Librarian Caroline McKay shows an anti-censorship display at the Summerland library branch. This week, Feb. 26 to March 4, has been designated as Freedom to Read Week in Canada. Information about the week and about censorship and challenges to the written word in Canada can be found online at www.freedomtoread.ca.

Librarian Caroline McKay shows an anti-censorship display at the Summerland library branch. This week, Feb. 26 to March 4, has been designated as Freedom to Read Week in Canada. Information about the week and about censorship and challenges to the written word in Canada can be found online at www.freedomtoread.ca.

It’s Freedom to Read week here in Canada.

For anyone who loves words, or the arts in general for that matter, this is a very important week.

It’s important because this is the week we celebrate books that have either been challenged or banned for sale/use/reading in libraries, school and bookstores across the country.

For the last 32 years Freedom to Read week has been organized here in Canada by the Book and Periodical Council as a way to remind people, both readers and non-readers alike, that even in this day and age, books still come under attack all the time.

Freedom to Read week is the Canadian literary world’s way of making sure that we don’t forget these attacks, no matter how trivial they may seem.

Among the things that the Book and Periodical Council puts together to celebrate Freedom to Read week is their Challenged Works list, a list of more than 100 books, magazines and other written material that has been challenged or banned over the years.

The difference between a challenge and a ban is that when a book is challenged, someone is trying to get it removed from somewhere. A ban is when that book is removed from somewhere.

The interesting thing about this list is the sheer number of classic books that are on there.

Books like The Adventures of Huckleberry Finn and To Kill A Mockingbird, for instance (challenged because of their use of racially charged language and situations).

Of Mice and Men was challenged because it was considered “irreligious.” Even more surprising than the number of classics on the list are the number of books aimed at younger readers.

Dr. Seuss is on the list. Bruce Coville, who many will remember as the man behind the “My Teacher is An Alien” books, made the list for a book about dragons because, like the Harry Potter books, it promoted magic and New Age religions.

A book about the ABC’s made the list because it was felt the book wasn’t appropriate for the age group.

I was even amused to discover a book by my friend and mentor, the late Paul Kropp was on there because (again) the book contained situations that were considered inappropriate for the age group.

Most of these challenges and bans have been challenged themselves in an attempt to stop people from getting these books pulled from the shelves and it’s important that there are those out there who are fighting this battle.

Most of these books were challenged by people who felt they weren’t appropriate by their standards (and likely the standards of their peers, as well.)

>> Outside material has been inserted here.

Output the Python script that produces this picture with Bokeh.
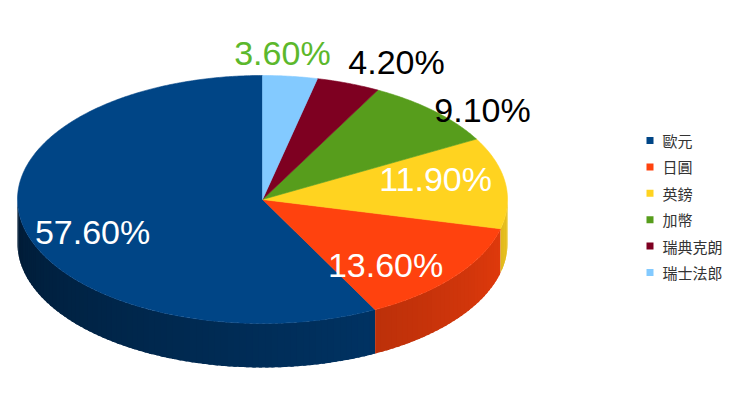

This is fine. I’m not saying you can’t feel that way. If I’m saying anything at all here it’s that just because something bothers you, doesn’t mean it bothers other people.

Trying to get the offending material removed from a place others can access it isn’t helping anyone besides yourself.

You’re free to believe or read anything you want, but it’s not anyone’s place to decide what I feel is appropriate for me to read or my kids (in fact, I’ll have no issues letting my daughter read pretty much whatever she wants).

But, whether we like it or not, these challenges are going to happen.

Thankfully, we have things like Freedom to Read Week, and those who organize it, to help keep books in the hands of people who actually want to read them. For more information visit the Summerland library or http://www.freedomtoread.ca/ and find yourself a controversial book to read.

Douglas Paton is a Summerland writer and musician. If you know of a local arts and culture event, contact him at dgpaton80@gmail.com.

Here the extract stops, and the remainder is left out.